= Directive =
Search the records for the word "React" and report each line that has it.

— Start of Given entries —

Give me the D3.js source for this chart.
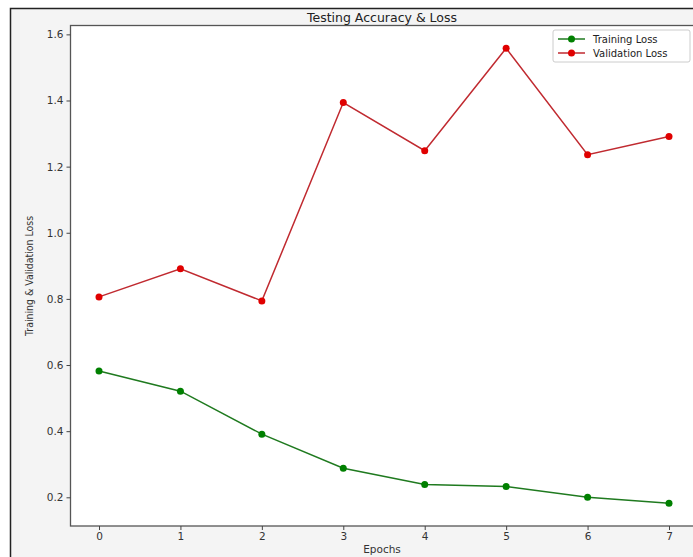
<!DOCTYPE html>
<html><head><meta charset="utf-8">
<script src="https://cdn.jsdelivr.net/npm/d3@7"></script>
<style>body{margin:0;background:#fff;}svg{display:block;}</style>
</head><body>
<svg id="c" width="693" height="557"></svg>
<script>
const epochs = [0, 1, 2, 3, 4, 5, 6, 7];
const trainingLoss = [0.582, 0.521, 0.391, 0.288, 0.239, 0.233, 0.200, 0.182];
const validationLoss = [0.806, 0.891, 0.794, 1.394, 1.248, 1.558, 1.236, 1.291];
const yTicks = [0.2, 0.4, 0.6, 0.8, 1.0, 1.2, 1.4, 1.6];
const seriesNames = ["Training Loss", "Validation Loss"];
const seriesColors = ["#008000", "#e00000"];
const lineColors = ["#1f7a1f", "#c02a30"];

const svg = d3.select("#c");
const font = "DejaVu Sans, sans-serif";
svg.append("rect").attr("x",0).attr("y",0).attr("width",693).attr("height",557).attr("fill","#ffffff");
svg.append("rect").attr("x",10.5).attr("y",8.5).attr("width",700).attr("height",560)
  .attr("fill","#f4f4f4").attr("stroke","#222").attr("stroke-width",1.5);

const L = 70.5, R = 697.5, T = 25.5, B = 526;
const x = d3.scaleLinear().domain([-0.35, 7.35]).range([L, R]);
const y = d3.scaleLinear().domain([0.1132, 1.6268]).range([B, T]);

svg.append("rect").attr("x",L).attr("y",T).attr("width",R-L).attr("height",B-T)
  .attr("fill","#fff").attr("stroke","#555").attr("stroke-width",1.3);

const xAxis = svg.append("g").attr("transform",`translate(0,${B})`)
  .call(d3.axisBottom(x).tickValues(epochs).tickFormat(d3.format("d")).tickSize(4).tickPadding(3));
const yAxis = svg.append("g").attr("transform",`translate(${L},0)`)
  .call(d3.axisLeft(y).tickValues(yTicks).tickFormat(d3.format(".1f")).tickSize(4).tickPadding(3));
[xAxis, yAxis].forEach(g => {
  g.select(".domain").remove();
  g.selectAll("line").attr("stroke","#444");
  g.selectAll("text").attr("font-family",font).attr("font-size",10.5).attr("fill","#333");
});

svg.append("text").attr("x",382).attr("y",22).attr("text-anchor","middle")
  .attr("font-family",font).attr("font-size",12.5).attr("fill","#222").text("Testing Accuracy & Loss");
svg.append("text").attr("x",382).attr("y",553).attr("text-anchor","middle")
  .attr("font-family",font).attr("font-size",10.5).attr("fill","#333").text("Epochs");
svg.append("text").attr("transform","translate(33,276) rotate(-90)").attr("text-anchor","middle")
  .attr("font-family",font).attr("font-size",11).attr("fill","#333")
  .attr("textLength",120).attr("lengthAdjust","spacingAndGlyphs").text("Training & Validation Loss");

const series = [trainingLoss, validationLoss];
const line = d3.line().x((d,i)=>x(epochs[i])).y(d=>y(d));
series.forEach((s, k) => {
  svg.append("path").datum(s).attr("d", line).attr("fill","none")
    .attr("stroke", lineColors[k]).attr("stroke-width",1.5);
  svg.selectAll(null).data(s).enter().append("circle")
    .attr("cx",(d,i)=>x(epochs[i])).attr("cy",d=>y(d)).attr("r",3.5).attr("fill",seriesColors[k]);
});

const lg = svg.append("g");
lg.append("rect").attr("x",553).attr("y",30).attr("width",137).attr("height",32).attr("rx",2)
  .attr("fill","#fff").attr("stroke","#ccc");
seriesNames.forEach((n,k) => {
  const yy = 39 + k*14;
  lg.append("line").attr("x1",558).attr("x2",585).attr("y1",yy).attr("y2",yy)
    .attr("stroke",lineColors[k]).attr("stroke-width",1.5);
  lg.append("circle").attr("cx",571.5).attr("cy",yy).attr("r",3.5).attr("fill",seriesColors[k]);
  lg.append("text").attr("x",593).attr("y",yy+3.5).attr("font-family",font).attr("font-size",10)
    .attr("fill","#222").text(n);
});
</script>
</body></html>
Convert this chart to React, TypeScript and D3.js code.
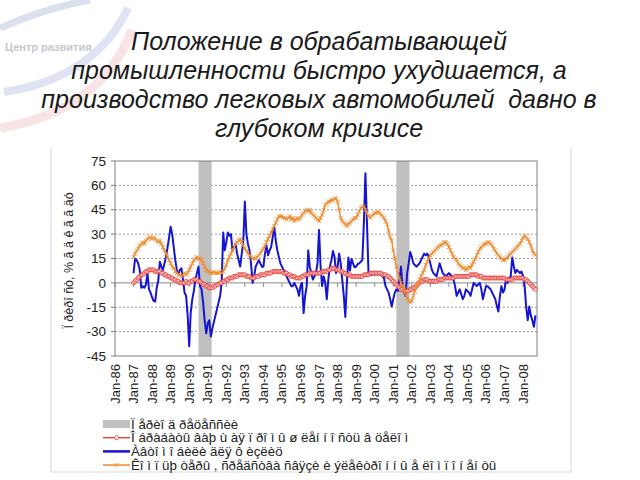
import React from "react";
import * as d3 from "d3";

const titleLines = [
  "Положение в обрабатывающей",
  "промышленности быстро ухудшается, а",
  "производство легковых автомобилей  давно в",
  "глубоком кризисе",
];

const logoText = "Центр развития";
const yAxisTitle = "Ï ðèðî ñò, % ã ä ê ã ã äó";

const firstYear = 1986;
const yearLabels = d3.range(1986, 2009).map((y) => "Jan-" + String(y % 100).padStart(2, "0"));
const yTicks = [75, 60, 45, 30, 15, 0, -15, -30, -45];
const totalMonths = 273;
const seriesStartMonth = 12; // Jan-87

const recessionStart = ["1990-07", "2001-03"];
const recessionEnd = ["1991-03", "2001-11"];

const legendLabels = [
  "Ï åðèî ä ðåöåññèè",
  "Î áðàáàòû âàþ ù àÿ ï ðî ì û ø ëåí í î ñòü â öåëî ì",
  "Àâòî ì î áèëè äëÿ ô èçëèö",
  "Êî ì ï üþ òåðû , ñðåäñòâà ñâÿçè è ýëåêòðî í í û å ëî ì ï î í åí òû",
];

const manufacturing = [
  0,1,2,3,4,5,5,6,7,7,8,8,
  8,8,7,7,7,7,6,6,5,5,4,4,
  3,3,2,2,1,1,0,0,0,0,1,0,
  0,1,1,2,2,2,1,1,0,-1,-1,-2,
  -2,-3,-3,-3,-2,-2,-1,-1,0,0,1,1,
  2,2,3,3,3,4,4,4,5,5,5,5,
  5,4,4,4,3,3,3,4,4,4,5,5,
  5,5,6,6,6,6,7,7,7,7,7,7,
  7,6,6,6,5,5,4,4,4,3,3,3,
  3,4,4,5,5,5,6,6,6,6,6,6,
  6,6,7,7,7,7,8,8,9,9,9,8,
  8,8,7,7,6,6,5,5,5,4,4,4,
  4,4,4,4,4,5,5,5,5,6,6,6,
  6,6,6,6,6,5,5,5,4,4,3,2,
  1,0,-1,-2,-3,-4,-4,-5,-5,-5,-5,-4,
  -4,-3,-3,-2,-1,0,1,1,2,2,2,1,
  1,1,1,1,1,2,2,2,2,3,3,3,
  3,3,3,3,4,4,4,4,4,4,4,4,
  4,4,5,5,5,5,5,4,4,4,3,3,
  3,3,3,3,3,3,3,3,3,3,3,3,
  3,2,2,2,2,2,3,3,3,3,3,3,
  3,2,2,1,0,-1,-2,-3,-4,
];

const cars = [
  6,15,14,12,8,-3,-2,-3,-1,6,-4,-6,
  -9,-11,-11.5,-3,1.5,13,10,8,12,16,22,28,
  34.6,30,22,14,8,5.7,8,9,2,-6,-8,-20,
  -39,-18,-10,-5,2,6,10,-2,-4,-12,-23,-31,
  -25,-23,-33,-28,-24,-20,-16,-12,-8,0,31,20,
  25,31,29,30,20,22,24,18,14,10,18,26,
  50,30,24,20,12,0,4,10,12,14,12,10,
  10,18,23,17,20,22,28,34.6,26,20,16,12,
  10,8,7,4,2,0,-2,-2,0,-2,-4,-8,
  -2,0,-18.6,-8,-2,20,10,6,2,4,6,12,
  32.6,10,-2,4,0,-10,2,10,14,19.6,16,6,
  10,18,12,2,-8,-21,0,15.6,7.6,14.8,12,9.6,
  10,11.6,12,13,14,37,67.5,37,6,5,5,6,
  5,6,5,6,5,4,3,-2,-4,-6,-10,-14.6,
  -10,-6,-4,-5,2,10,-2,-5,-8,6,12,19,
  16,12,11,10,11,12,14,16,18,17,18,16,
  12,8,6,5,4,8,12,9,6,5,4,5,
  6,5,4,2,-2,-8,-6,-4,-7,-10,-8,-4,
  -5,-6,-8,-4,0,-1,-2,-1,0,-4,-10,-6,
  -2,-2,-3,-4,-6,-8,-10,-14,-17.6,-8,-2,-6,
  -4,2,0,3,4,15.6,10,6,8,7,6,7,
  4,-2,-15,-23,-14.6,-20,-23,-27,-20,
];

const computers = [
  16,18,20,21,23,24,25,24,26,27,28,28,
  27,28,27,26,25,26,24,22,20,18,16,14,
  12,10,9,7,6,5,5,4,5,6,5,6,
  8,10,12,14,15,16,15,15,14,12,10,8,
  7,7,6,6,7,6,6,6,7,6,7,9,
  11,14,16,18,20,22,24,25,26,27,25,23,
  21,20,18,17,16,15,15,15,16,17,18,20,
  21,23,25,27,29,31,33,35,37,39,41,41,
  41,40,40,39,40,41,39,40,38,39,40,39,
  40,42,43,44,45,44,45,43,42,41,40,39,
  38,40,42,45,48,49,50,50,51,51,52,52,
  50,45,40,38,37,36,35,36,37,38,39,40,
  40,42,44,46,47,47,45,43,41,40,41,42,
  43,43,44,43,42,41,40,38,36,32,28,26,
  20,15,10,6,3,0,-2,-4,-7,-9,-11,-12,
  -11,-8,-5,-2,0,2,4,6,8,11,13,15,
  17,18,19,20,21,22,23,23,24,25,25,24,
  22,20,18,16,15,14,12,11,10,9,9,8,
  9,10,9,11,13,15,17,19,21,22,23,24,
  24,25,25,24,23,21,20,18,17,16,15,14,
  14,15,16,17,18,19,20,21,22,23,24,26,
  28,29,28,27,25,23,20,18,17,
];

const monthIndex = (s: string) => {
  const [y, m] = s.split("-").map(Number);
  return (y - firstYear) * 12 + (m - 1);
};

const W = 640, H = 480;
const plot = { left: 115, right: 537, top: 161, bottom: 356 };

const x = d3.scaleLinear().domain([0, totalMonths]).range([plot.left, plot.right]);
const y = d3.scaleLinear().domain([-45, 75]).range([plot.bottom, plot.top]);

const toPts = (arr: number[]) => arr.map((v, i) => [seriesStartMonth + i, v] as [number, number]);
const lineGen = d3.line<[number, number]>().x((d) => x(d[0])).y((d) => y(d[1]));

const RED = "#E8322C";
const BLUE = "#1414D2";
const ORANGE = "#F28A2E";
const FONT = "'Liberation Sans', Arial, sans-serif";

export default function App() {
  const redPts = toPts(manufacturing);
  const bluePts = toPts(cars);
  const orangePts = toPts(computers);
  const legendY = [424, 437.7, 451.4, 465];
  return (
    <svg width={W} height={H} style={{ position: "absolute", left: 0, top: 0, background: "#fff" }} fontFamily={FONT}>
      {/* logo swooshes */}
      <g opacity={0.4} fill="none">
        <path d="M0,28 Q45,8 90,0" stroke="#A8B4D8" strokeWidth={7} />
        <path d="M4,92 Q95,78 128,8" stroke="#8E9ED6" strokeWidth={8} opacity={0.7} />
        <path d="M0,128 Q100,112 132,30" stroke="#E9A0A0" strokeWidth={9} opacity={0.7} />
      </g>
      <text x={5} y={51} fontSize={11} fontWeight="bold" fill="#C2C8D2">{logoText}</text>

      {/* title */}
      {titleLines.map((t, i) => (
        <text key={i} x={319} y={50 + i * 29} textAnchor="middle" fontSize={25} fontStyle="italic" fill="#1a1a1a" style={{ whiteSpace: "pre" }}>{t}</text>
      ))}

      {/* chart frame */}
      <path d="M51,147 V472 H571 V147" fill="none" stroke="#D8D8D8" strokeWidth={1} />

      {/* gridlines */}
      {yTicks.filter((t) => t !== 75 && t !== -45 && t !== 0).map((t) => (
        <line key={t} x1={plot.left} x2={plot.right} y1={y(t)} y2={y(t)} stroke="#9A9A9A" strokeWidth={1} strokeDasharray="2,2" />
      ))}

      {/* recession bands */}
      {recessionStart.map((s, i) => (
        <rect key={s} x={x(monthIndex(s))} y={plot.top} width={x(monthIndex(recessionEnd[i]) + 0.5) - x(monthIndex(s))} height={plot.bottom - plot.top} fill="#C0C0C0" />
      ))}

      {/* zero axis with ticks */}
      <line x1={plot.left} x2={plot.right} y1={y(0)} y2={y(0)} stroke="#8A8A8A" strokeWidth={1} />
      {yearLabels.map((_, i) => (
        <line key={i} x1={x(i * 12)} x2={x(i * 12)} y1={y(0)} y2={y(0) + 4} stroke="#8A8A8A" />
      ))}

      {/* plot border */}
      <rect x={plot.left} y={plot.top} width={plot.right - plot.left} height={plot.bottom - plot.top} fill="none" stroke="#808080" strokeWidth={1} />

      {/* y axis ticks & labels */}
      {yTicks.map((t) => (
        <g key={t}>
          <line x1={plot.left - 4} x2={plot.left} y1={y(t)} y2={y(t)} stroke="#808080" />
          <text x={106} y={y(t)} dy="0.35em" textAnchor="end" fontSize={13.5} fill="#222">{t}</text>
        </g>
      ))}
      <text transform={`translate(73,${(plot.top + plot.bottom) / 2 + 2}) rotate(-90)`} textAnchor="middle" fontSize={12.5} fill="#222">{yAxisTitle}</text>

      {/* x labels */}
      {yearLabels.map((lab, i) => (
        <text key={lab} transform={`translate(${x(i * 12) + 4.5},364) rotate(-90)`} textAnchor="end" fontSize={13} fill="#222">{lab}</text>
      ))}

      {/* series */}
      <path d={lineGen(bluePts) || ""} fill="none" stroke={BLUE} strokeWidth={2} strokeLinejoin="round" />
      <path d={lineGen(redPts) || ""} fill="none" stroke={RED} strokeWidth={1.3} />
      {redPts.map((d, i) => (
        <circle key={i} cx={x(d[0])} cy={y(d[1])} r={2} fill="#fff" fillOpacity={0.6} stroke={RED} strokeWidth={0.8} />
      ))}
      <path d={lineGen(orangePts) || ""} fill="none" stroke={ORANGE} strokeWidth={1.5} />
      {orangePts.map((d, i) => {
        const cx = x(d[0]), cy = y(d[1]);
        return (
          <path key={i} d={`M${cx - 2},${cy - 2}L${cx + 2},${cy + 2}M${cx - 2},${cy + 2}L${cx + 2},${cy - 2}`} stroke={ORANGE} strokeWidth={0.9} />
        );
      })}

      {/* legend */}
      <rect x={103} y={legendY[0] - 4} width={27} height={8} fill="#C0C0C0" />
      <line x1={103} x2={130} y1={legendY[1]} y2={legendY[1]} stroke={RED} strokeWidth={1.3} />
      <circle cx={116.5} cy={legendY[1]} r={2} fill="#fff" stroke={RED} strokeWidth={0.8} />
      <line x1={103} x2={130} y1={legendY[2]} y2={legendY[2]} stroke={BLUE} strokeWidth={2.5} />
      <line x1={103} x2={130} y1={legendY[3]} y2={legendY[3]} stroke={ORANGE} strokeWidth={1.5} />
      <path d={`M114.5,${legendY[3] - 2}L118.5,${legendY[3] + 2}M114.5,${legendY[3] + 2}L118.5,${legendY[3] - 2}`} stroke={ORANGE} strokeWidth={0.9} />
      {legendLabels.map((l, i) => (
        <text key={i} x={131} y={legendY[i]} dy="0.35em" fontSize={13.3} fill="#222">{l}</text>
      ))}
    </svg>
  );
}
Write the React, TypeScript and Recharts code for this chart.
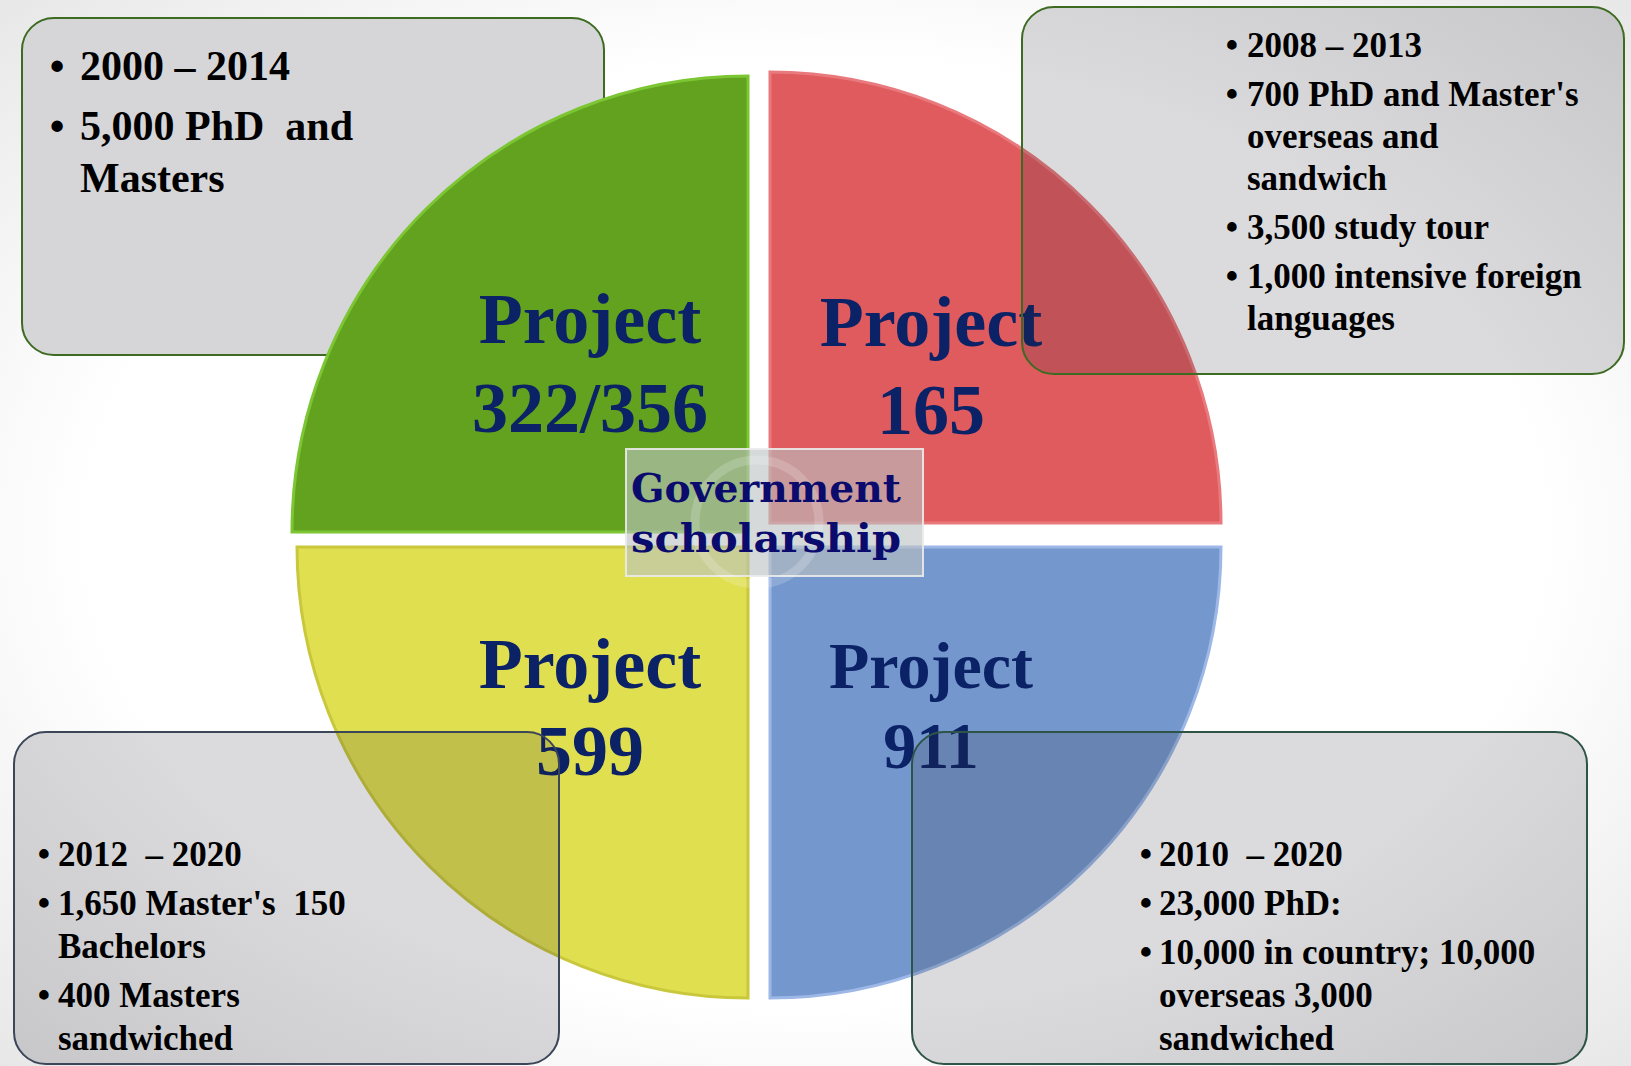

— End of Given entries —

= Answer to the exercise =
Convert this chart to React, TypeScript and D3.js code.
import React from "react";
Write the React, TypeScript and Recharts code for this chart.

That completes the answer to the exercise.